When I was in elementary school, my social struggles developed into an intense fear of other people.
I sought out friendships, connections, but lacked the basic communication skills necessary to traverse the social world. I didn’t know that I lacked body language; I didn’t know that my mind was unable to catch the nuances of non-verbal communication. Needing people, interested in others, I repeatedly jumped into interactions, only to stumble for reasons I had no way of understanding.
My self-confidence eroded. I became quiet, withdrawn. That fear-of-other-people thing happened, got hold of me.
In a strange way, the situation improved once the social world became more complicated.
Junior high rolled around. Groups began to coalesce; cliques began to form…forces predicated on the concept of exclusion. The various groups defined themselves by rejecting others…and I was fine with that. Rejection…being kept away from interactions: I found this to be an enormous relief. I was ready to be alone…I wanted to avoid people as much as possible. So I had this unspoken compromise going on at school: groups kept me out; I kept to myself. It was a pretty good system. I just walked around, lost in my head…adrift in a solitude that increasingly felt like a safe, non-threatening alternative to the chaos of others.
Church was a different story. Church should have been the safer place. But beginning in junior high, it became a nightmare. My parents were strong proponents of church life…we attended three times a week, twice on some of those days. Socially speaking? Church doesn’t work compromises. Church brings people together, forges bonds. Actively, intensely. Church makes projects of people like me, of the odd, the introverts.
The primary issue was my age: many churches place teens in a youth group. You couldn’t escape them. And there is no alternative to the youth group. All of your classes and activities are structured around this group. And the pressure there is to include…a pressure that never lets up. Sunday morning; Sunday night; Wednesday night: there was one class for the teens; and during any church service, all of the youth sat in a section of pews reserved just for them. It was constant, all-encompassing togetherness.
The intentions were good. The goal was to foster a sense of belonging, of connection. I kept asking myself, “I’ve wanted connection, right?”
Even in this environment…where meshing was mandatory…I couldn’t swing it. I was too clumsy-headed to make friends and navigate even basic conversations. I was encased in the social-blindness: totally surrounded by people, fully incapable of forming connections.
The pressure to socialize was painful and quite often humiliating. Before Sunday school, the other teens would stand around, talk. I’d stand on the periphery…listening, staring at my feet. People would politely talk to me; I would throw out scripted lines…memorized bits of social dialog. I would make eye contact, count to three, look away. The conversation would die off…I’d go back to staring at my feet.
Internally, I felt broken and lonely and anxious.
It was at this time…at church…that I began to hide.

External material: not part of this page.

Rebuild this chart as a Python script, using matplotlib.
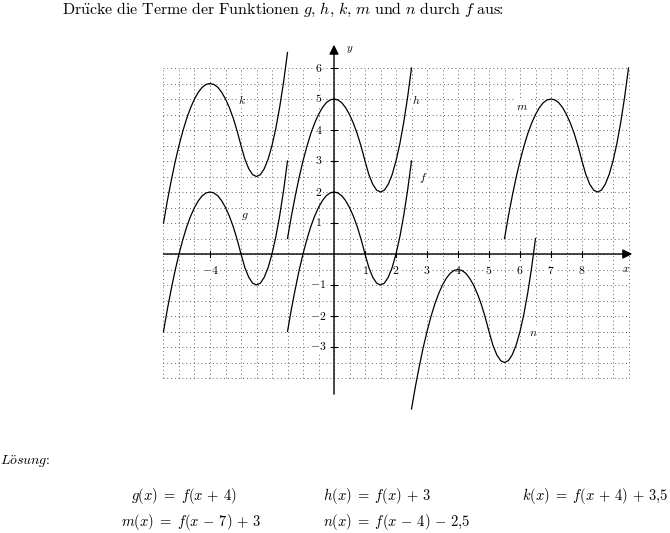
import matplotlib
matplotlib.use("Agg")
import matplotlib.pyplot as plt
import numpy as np

plt.rcParams['mathtext.fontset'] = 'cm'

# ---- data ----
# base function f, sampled every 0.125 on [-1.5, 2.5]
f_x = [-1.5, -1.375, -1.25, -1.125, -1.0, -0.875, -0.75, -0.625, -0.5, -0.375, -0.25, -0.125,
       0.0, 0.125, 0.25, 0.375, 0.5, 0.625, 0.75, 0.875, 1.0, 1.125, 1.25, 1.375,
       1.5, 1.625, 1.75, 1.875, 2.0, 2.125, 2.25, 2.375, 2.5]
f_y = [-2.5, -1.78, -1.13, -0.53, 0.0, 0.47, 0.88, 1.22, 1.5, 1.72, 1.88, 1.97,
       2.0, 1.97, 1.88, 1.72, 1.5, 1.22, 0.88, 0.47, 0.0, -0.44, -0.75, -0.94,
       -1.0, -0.94, -0.75, -0.44, 0.0, 0.56, 1.25, 2.06, 3.0]

# shifted copies: name, horizontal shift, vertical shift
curve_names = ['f', 'g', 'h', 'k', 'm', 'n']
curve_dx = [0, -4, 0, -4, 7, 4]
curve_dy = [0, 0, 3, 3.5, 3, -2.5]
label_pos_x = [2.87, -2.87, 2.65, -2.97, 6.06, 6.42]
label_pos_y = [2.45, 1.23, 4.94, 4.94, 4.77, -2.52]

x_ticks = [-4, 1, 2, 3, 4, 5, 6, 7, 8]
y_ticks = [-3, -2, -1, 1, 2, 3, 4, 5, 6]

P = r'\,+\,'
M = r'\,-\,'
E = r'\;=\;'
solutions = ['g(x)' + E + 'f(x' + P + '4)',
             'h(x)' + E + 'f(x)' + P + '3',
             'k(x)' + E + 'f(x' + P + '4)' + P + '3{,}5',
             'm(x)' + E + 'f(x' + M + '7)' + P + '3',
             'n(x)' + E + 'f(x' + M + '4)' + M + '2{,}5']

# ---- figure ----
fig = plt.figure(figsize=(6.7, 5.33), dpi=100)
ax = fig.add_axes([0, 0, 1, 1])
U = 31.0
ax.set_xlim(-334 / U, 336 / U)
ax.set_ylim(-279 / U, 254 / U)
ax.axis('off')

# dotted grid
gx0, gx1, gy0, gy1 = -5.5, 9.5, -4.0, 6.0
for gx in np.arange(gx0, gx1 + 0.01, 0.5):
    ax.plot([gx, gx], [gy0, gy1], color='0.3', lw=0.65, ls=(0, (1, 3.2)), zorder=1)
for gy in np.arange(gy0, gy1 + 0.01, 0.5):
    ax.plot([gx0, gx1], [gy, gy], color='0.3', lw=0.65, ls=(0, (1, 3.2)), zorder=1)

# axes with arrows
ax.annotate('', xy=(9.62, 0), xytext=(-5.5, 0),
            arrowprops=dict(arrowstyle='-|>', color='black', lw=1.0, mutation_scale=14,
                            shrinkA=0, shrinkB=0), zorder=3)
ax.annotate('', xy=(0, 6.75), xytext=(0, -4.52),
            arrowprops=dict(arrowstyle='-|>', color='black', lw=1.0, mutation_scale=14,
                            shrinkA=0, shrinkB=0), zorder=3)
ax.text(9.42, -0.5, '$x$', fontsize=8, ha='center', va='center', zorder=6)
ax.text(0.52, 6.6, '$y$', fontsize=8, ha='center', va='center', zorder=6)

tb = dict(facecolor='white', edgecolor='none', pad=0.6)
for t in x_ticks:
    ax.plot([t, t], [-0.1, 0.1], color='black', lw=0.8, zorder=3)
    ax.text(t, -0.52, '$%d$' % t, fontsize=8.5, ha='center', va='center', bbox=tb, zorder=2)
for t in y_ticks:
    ax.plot([-0.1, 0.1], [t, t], color='black', lw=0.8, zorder=3)
    ax.text(-0.5, t, '$%d$' % t, fontsize=8.5, ha='center', va='center', bbox=tb, zorder=2)

# curves
fx = np.array(f_x)
fy = np.array(f_y)
for name, dx, dy, lx, ly in zip(curve_names, curve_dx, curve_dy, label_pos_x, label_pos_y):
    ax.plot(fx + dx, fy + dy, color='black', lw=0.9, zorder=4)
    ax.text(lx, ly, '$%s$' % name, fontsize=8.5, ha='center', va='center', bbox=tb, zorder=5)

# texts
fig.text(62 / 670, 1 - 10 / 533,
         r'$\mathrm{Dr\ddot{u}cke\ die\ Terme\ der\ Funktionen}\ g{,}\ h{,}\ k{,}\ m\ \mathrm{und}\ n\ \mathrm{durch}\ f\ \mathrm{aus}\!\!:$',
         fontsize=11.5, ha='left', va='center')
fig.text(0 / 670, 1 - 462 / 533, r'$\mathit{L\ddot{o}sung}\!:$', fontsize=10, ha='left', va='center')

eq_x = [131, 323, 668, 121, 323]
eq_ha = ['left', 'left', 'right', 'left', 'left']
eq_y = [496, 496, 496, 522, 522]
for s, ex, ey, ha in zip(solutions, eq_x, eq_y, eq_ha):
    fig.text(ex / 670, 1 - ey / 533, '$%s$' % s, fontsize=10.5, ha=ha, va='center')

fig.savefig('out.png', dpi=100)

I hid a lot. I put a lot of mental power into developing elaborate escape routines. I was like a social Houdini. Sometimes I would walk away from the groups, hide out in a bathroom stall for awhile (minutes at least, hours if I could get away with it). Sometimes I would find empty Sunday school classrooms…I’d slip into those, keep the lights off; I’d lay sideways on a row of chairs, try to slow my breathing, quiet my thoughts.
Sometimes in these classrooms, I’d stand on a chair…lift a ceiling tile…climb up, into the mess of beams and pipes above the room. You could pull this off if you climbed on top of a wall, which provided support. I’d scramble up there…lower the tile…lay along the top of the wall, letting the absolute lack of others radiate comfort into my frazzled body.
That was a favorite place: up, out of my oubliette…hidden in the ceiling, in the darkness. Other people- the ones below- just sounded like echoes, then…much further away. I’d close my eyes, pretend they were old, fading ghosts.
Even today, I don’t know what the answers are for situations like this; for those who need people, yet find people to be confusing. It’s a question that I’ve never been able to fully answer: what do you do when you’re lonely, yet feel most alone around others?
I just know that it was nice to have safe spots…those hidden places where I could breathe and think and untether from a world of old ghosts.